## Task instructions
Your task is to reproduce, verbatim and without pictures, the lines from the opening of the listing through the line containing "LCSDG_PEAK = 23".

## Collected data
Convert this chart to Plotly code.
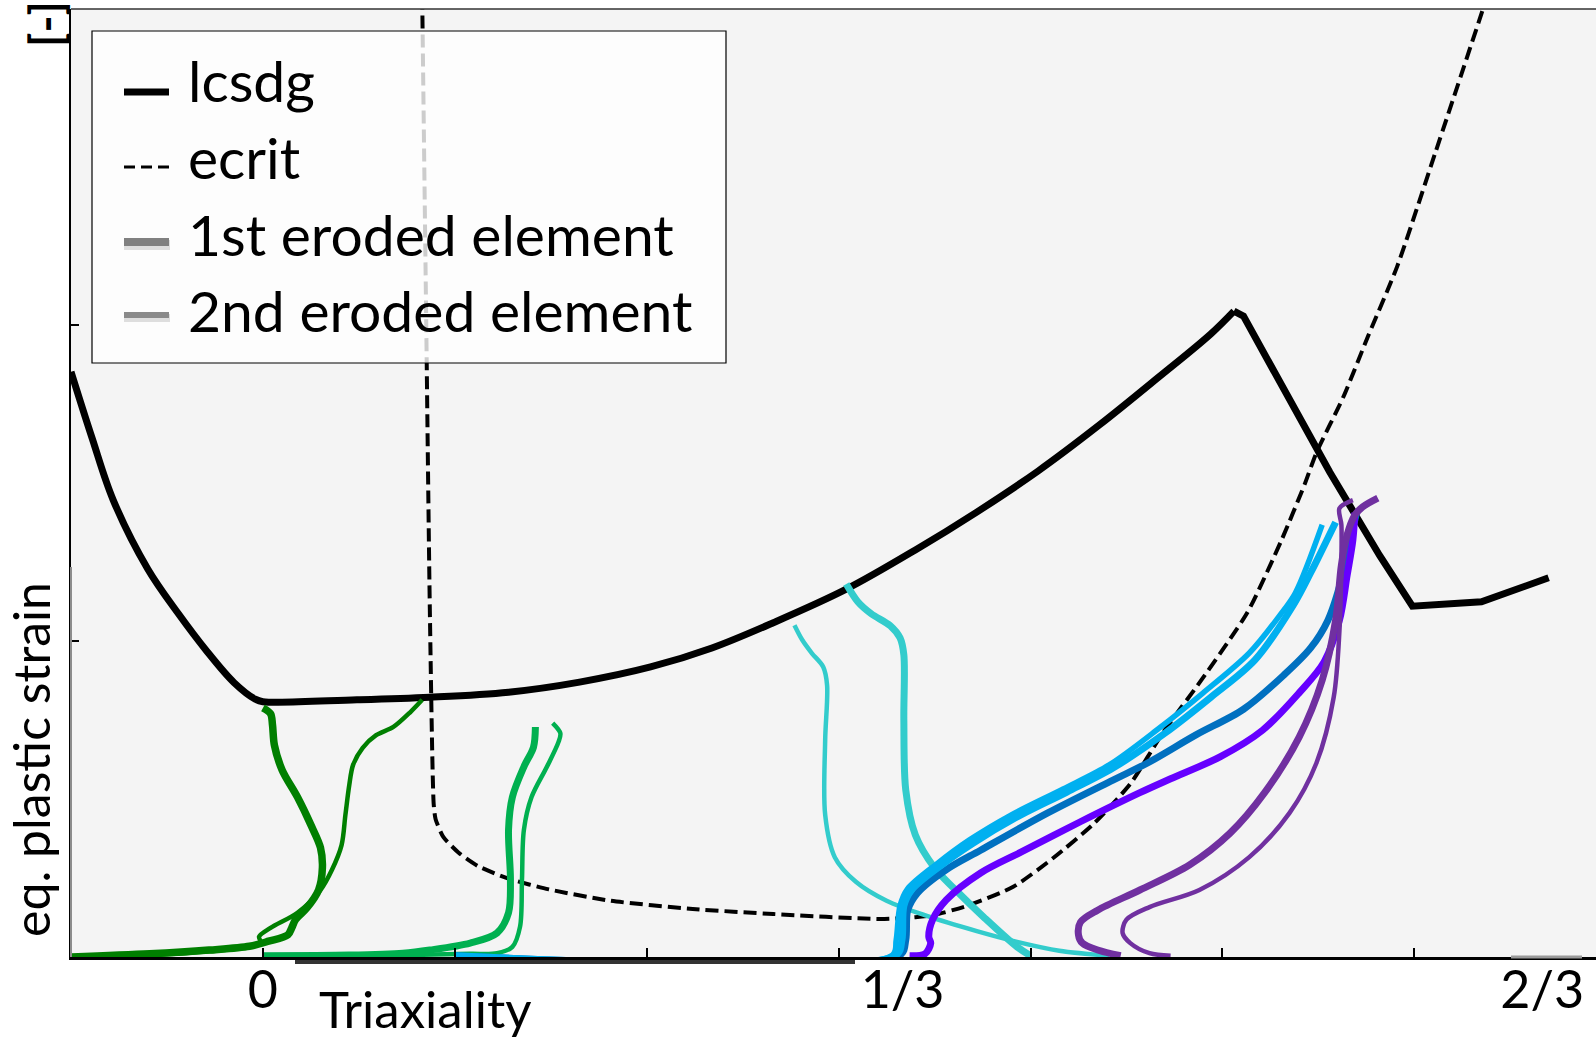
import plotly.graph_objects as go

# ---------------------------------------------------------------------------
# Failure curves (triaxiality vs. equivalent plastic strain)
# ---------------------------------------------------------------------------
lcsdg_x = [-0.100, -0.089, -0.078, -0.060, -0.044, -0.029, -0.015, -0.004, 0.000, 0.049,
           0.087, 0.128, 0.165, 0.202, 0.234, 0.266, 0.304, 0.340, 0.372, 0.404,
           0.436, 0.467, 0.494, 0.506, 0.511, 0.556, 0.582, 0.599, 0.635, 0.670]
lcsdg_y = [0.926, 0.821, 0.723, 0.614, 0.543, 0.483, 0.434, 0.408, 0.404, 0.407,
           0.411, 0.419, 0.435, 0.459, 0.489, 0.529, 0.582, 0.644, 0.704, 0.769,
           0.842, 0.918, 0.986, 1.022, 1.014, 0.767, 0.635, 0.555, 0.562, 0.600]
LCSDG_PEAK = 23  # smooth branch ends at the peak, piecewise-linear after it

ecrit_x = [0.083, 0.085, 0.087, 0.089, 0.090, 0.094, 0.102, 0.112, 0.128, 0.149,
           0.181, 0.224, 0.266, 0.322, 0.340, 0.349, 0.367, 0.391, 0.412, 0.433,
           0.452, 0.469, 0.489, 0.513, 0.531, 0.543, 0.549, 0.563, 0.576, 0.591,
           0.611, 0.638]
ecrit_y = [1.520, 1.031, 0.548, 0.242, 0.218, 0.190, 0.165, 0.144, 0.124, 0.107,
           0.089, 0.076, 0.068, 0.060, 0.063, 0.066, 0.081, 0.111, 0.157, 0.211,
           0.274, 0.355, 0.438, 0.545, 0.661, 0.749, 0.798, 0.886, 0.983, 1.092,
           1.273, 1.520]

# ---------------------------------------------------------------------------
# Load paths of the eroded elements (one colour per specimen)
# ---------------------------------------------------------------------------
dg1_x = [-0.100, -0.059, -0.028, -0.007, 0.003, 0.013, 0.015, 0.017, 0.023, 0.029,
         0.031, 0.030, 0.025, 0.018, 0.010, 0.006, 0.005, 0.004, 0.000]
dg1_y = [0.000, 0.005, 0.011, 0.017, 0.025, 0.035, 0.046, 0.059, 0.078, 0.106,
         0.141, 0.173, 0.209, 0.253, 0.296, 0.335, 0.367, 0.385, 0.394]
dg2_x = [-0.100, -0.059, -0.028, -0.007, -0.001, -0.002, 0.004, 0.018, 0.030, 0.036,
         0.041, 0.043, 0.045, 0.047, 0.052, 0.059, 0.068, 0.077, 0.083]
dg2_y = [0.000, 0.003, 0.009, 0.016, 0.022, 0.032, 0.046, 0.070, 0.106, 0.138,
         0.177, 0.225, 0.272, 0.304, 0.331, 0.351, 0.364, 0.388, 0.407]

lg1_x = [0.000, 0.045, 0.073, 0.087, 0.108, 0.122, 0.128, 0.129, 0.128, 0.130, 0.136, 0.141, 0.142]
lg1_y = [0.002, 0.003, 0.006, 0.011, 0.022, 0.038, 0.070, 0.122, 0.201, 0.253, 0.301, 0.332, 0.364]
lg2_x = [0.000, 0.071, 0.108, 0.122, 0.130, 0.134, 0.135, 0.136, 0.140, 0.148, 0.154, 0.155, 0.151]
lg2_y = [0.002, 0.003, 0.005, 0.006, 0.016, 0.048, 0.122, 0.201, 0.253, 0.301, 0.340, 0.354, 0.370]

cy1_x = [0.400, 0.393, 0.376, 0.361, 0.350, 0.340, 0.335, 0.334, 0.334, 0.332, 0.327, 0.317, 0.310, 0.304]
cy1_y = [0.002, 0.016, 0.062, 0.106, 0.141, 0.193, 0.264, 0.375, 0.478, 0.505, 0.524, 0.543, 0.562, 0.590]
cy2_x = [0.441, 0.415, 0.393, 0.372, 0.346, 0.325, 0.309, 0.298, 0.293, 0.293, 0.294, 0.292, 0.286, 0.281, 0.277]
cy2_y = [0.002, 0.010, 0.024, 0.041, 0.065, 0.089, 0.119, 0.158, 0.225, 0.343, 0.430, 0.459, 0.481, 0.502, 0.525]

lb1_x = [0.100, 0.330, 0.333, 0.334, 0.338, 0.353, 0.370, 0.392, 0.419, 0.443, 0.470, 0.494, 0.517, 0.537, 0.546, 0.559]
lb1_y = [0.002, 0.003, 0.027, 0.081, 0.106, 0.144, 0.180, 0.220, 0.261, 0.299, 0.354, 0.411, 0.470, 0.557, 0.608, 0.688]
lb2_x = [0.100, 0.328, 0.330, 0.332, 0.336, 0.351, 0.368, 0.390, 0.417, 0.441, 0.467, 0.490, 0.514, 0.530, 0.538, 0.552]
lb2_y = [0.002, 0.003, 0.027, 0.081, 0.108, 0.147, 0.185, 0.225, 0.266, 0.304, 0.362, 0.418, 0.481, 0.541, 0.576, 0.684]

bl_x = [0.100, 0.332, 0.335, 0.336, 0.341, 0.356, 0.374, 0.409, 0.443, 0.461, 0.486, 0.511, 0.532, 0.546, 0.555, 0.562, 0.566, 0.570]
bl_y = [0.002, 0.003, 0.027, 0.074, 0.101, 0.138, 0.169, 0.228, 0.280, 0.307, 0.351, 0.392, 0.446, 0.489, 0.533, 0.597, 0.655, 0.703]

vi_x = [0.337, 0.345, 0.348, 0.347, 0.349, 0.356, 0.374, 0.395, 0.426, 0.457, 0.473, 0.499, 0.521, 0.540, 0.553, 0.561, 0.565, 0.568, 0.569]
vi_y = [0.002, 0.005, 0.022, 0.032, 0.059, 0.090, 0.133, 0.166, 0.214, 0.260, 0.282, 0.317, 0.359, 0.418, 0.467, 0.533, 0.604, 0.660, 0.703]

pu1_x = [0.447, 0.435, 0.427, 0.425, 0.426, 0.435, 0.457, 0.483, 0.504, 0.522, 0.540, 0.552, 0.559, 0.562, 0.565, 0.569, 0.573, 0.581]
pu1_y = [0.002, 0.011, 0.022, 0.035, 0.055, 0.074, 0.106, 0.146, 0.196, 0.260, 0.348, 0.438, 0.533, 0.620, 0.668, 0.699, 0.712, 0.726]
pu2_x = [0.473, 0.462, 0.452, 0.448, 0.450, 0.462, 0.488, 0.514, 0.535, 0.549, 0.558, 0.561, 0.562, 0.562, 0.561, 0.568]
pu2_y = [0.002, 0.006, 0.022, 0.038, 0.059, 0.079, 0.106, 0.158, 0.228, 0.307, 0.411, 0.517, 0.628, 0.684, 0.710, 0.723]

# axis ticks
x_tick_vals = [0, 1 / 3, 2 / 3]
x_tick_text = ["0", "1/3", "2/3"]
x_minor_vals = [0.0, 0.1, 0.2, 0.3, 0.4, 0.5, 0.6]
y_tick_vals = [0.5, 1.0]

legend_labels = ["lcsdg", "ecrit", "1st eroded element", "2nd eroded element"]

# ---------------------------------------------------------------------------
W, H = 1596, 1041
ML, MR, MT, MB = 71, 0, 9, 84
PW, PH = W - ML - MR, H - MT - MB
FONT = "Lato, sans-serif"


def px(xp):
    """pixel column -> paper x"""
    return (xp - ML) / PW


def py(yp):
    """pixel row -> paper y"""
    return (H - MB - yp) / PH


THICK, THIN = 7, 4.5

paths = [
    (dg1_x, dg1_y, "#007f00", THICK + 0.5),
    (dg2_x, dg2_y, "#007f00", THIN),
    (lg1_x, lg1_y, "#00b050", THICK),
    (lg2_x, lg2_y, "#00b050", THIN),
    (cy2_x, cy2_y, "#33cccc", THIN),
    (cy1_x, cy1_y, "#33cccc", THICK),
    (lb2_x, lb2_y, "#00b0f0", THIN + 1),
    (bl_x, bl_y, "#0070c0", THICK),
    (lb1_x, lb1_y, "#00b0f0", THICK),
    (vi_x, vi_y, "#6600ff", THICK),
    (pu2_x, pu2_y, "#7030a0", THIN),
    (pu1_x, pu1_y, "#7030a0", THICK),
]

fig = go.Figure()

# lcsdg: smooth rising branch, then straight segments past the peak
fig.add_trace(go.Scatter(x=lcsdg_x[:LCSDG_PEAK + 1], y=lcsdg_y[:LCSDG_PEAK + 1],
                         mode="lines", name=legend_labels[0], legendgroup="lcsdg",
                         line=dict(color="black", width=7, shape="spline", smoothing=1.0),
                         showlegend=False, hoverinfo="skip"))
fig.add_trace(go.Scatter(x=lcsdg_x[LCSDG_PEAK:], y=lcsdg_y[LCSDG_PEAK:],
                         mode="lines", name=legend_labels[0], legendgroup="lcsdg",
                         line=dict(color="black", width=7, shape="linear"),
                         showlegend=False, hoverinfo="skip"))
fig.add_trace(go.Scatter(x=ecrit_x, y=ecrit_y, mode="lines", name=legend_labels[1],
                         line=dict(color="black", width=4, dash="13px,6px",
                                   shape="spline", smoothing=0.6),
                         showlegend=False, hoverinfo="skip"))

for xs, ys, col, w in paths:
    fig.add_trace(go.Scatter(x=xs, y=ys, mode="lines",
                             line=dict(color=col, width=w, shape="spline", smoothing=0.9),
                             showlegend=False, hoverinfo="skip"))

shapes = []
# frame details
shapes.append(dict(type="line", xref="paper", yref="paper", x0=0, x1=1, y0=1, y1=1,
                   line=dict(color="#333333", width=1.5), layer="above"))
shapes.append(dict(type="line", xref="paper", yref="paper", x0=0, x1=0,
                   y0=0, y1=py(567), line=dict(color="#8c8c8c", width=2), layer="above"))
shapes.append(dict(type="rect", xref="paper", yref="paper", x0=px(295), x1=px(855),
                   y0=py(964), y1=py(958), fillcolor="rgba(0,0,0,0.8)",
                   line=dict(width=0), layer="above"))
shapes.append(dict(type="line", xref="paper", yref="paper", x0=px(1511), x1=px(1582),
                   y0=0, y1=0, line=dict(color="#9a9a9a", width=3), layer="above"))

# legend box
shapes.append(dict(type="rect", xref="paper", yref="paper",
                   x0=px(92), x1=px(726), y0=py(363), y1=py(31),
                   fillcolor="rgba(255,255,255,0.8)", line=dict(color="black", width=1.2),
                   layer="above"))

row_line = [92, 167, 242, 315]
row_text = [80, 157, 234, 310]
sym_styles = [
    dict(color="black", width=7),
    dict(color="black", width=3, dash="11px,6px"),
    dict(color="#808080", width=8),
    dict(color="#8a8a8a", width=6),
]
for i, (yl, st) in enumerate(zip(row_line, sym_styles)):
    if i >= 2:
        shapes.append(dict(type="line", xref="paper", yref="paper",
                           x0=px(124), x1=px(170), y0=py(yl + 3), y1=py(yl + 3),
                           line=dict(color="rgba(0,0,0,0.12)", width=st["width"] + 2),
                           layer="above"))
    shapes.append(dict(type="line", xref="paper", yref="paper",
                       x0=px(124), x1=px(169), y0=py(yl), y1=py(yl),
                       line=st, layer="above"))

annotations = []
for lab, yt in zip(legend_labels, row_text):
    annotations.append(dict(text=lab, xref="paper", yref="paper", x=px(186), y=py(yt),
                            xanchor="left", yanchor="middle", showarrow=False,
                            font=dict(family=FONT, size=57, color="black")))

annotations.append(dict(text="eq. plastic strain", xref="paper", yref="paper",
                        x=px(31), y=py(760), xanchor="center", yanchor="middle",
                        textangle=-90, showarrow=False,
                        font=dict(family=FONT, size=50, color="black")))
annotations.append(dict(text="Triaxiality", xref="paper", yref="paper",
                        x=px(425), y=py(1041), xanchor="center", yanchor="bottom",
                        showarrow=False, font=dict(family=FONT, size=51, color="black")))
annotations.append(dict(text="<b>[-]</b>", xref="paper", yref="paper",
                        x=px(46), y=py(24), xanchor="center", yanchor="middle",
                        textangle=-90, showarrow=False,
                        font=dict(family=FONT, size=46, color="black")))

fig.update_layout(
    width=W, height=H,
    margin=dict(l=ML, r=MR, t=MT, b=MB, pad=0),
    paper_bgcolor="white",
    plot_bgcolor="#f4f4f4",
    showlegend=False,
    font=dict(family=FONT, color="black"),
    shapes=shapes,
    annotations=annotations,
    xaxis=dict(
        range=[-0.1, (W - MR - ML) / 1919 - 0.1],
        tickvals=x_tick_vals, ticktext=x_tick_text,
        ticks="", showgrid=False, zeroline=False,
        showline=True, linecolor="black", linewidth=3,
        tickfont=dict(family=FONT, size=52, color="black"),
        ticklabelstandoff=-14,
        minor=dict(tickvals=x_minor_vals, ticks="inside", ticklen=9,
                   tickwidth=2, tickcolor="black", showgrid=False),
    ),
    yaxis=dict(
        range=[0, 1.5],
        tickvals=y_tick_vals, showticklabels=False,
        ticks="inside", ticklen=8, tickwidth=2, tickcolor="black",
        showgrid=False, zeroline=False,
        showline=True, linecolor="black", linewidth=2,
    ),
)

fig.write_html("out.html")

## Result of this task
Convert this chart to Plotly code.
import plotly.graph_objects as go

# ---------------------------------------------------------------------------
# Failure curves (triaxiality vs. equivalent plastic strain)
# ---------------------------------------------------------------------------
lcsdg_x = [-0.100, -0.089, -0.078, -0.060, -0.044, -0.029, -0.015, -0.004, 0.000, 0.049,
           0.087, 0.128, 0.165, 0.202, 0.234, 0.266, 0.304, 0.340, 0.372, 0.404,
           0.436, 0.467, 0.494, 0.506, 0.511, 0.556, 0.582, 0.599, 0.635, 0.670]
lcsdg_y = [0.926, 0.821, 0.723, 0.614, 0.543, 0.483, 0.434, 0.408, 0.404, 0.407,
           0.411, 0.419, 0.435, 0.459, 0.489, 0.529, 0.582, 0.644, 0.704, 0.769,
           0.842, 0.918, 0.986, 1.022, 1.014, 0.767, 0.635, 0.555, 0.562, 0.600]
LCSDG_PEAK = 23  # smooth branch ends at the peak, piecewise-linear after it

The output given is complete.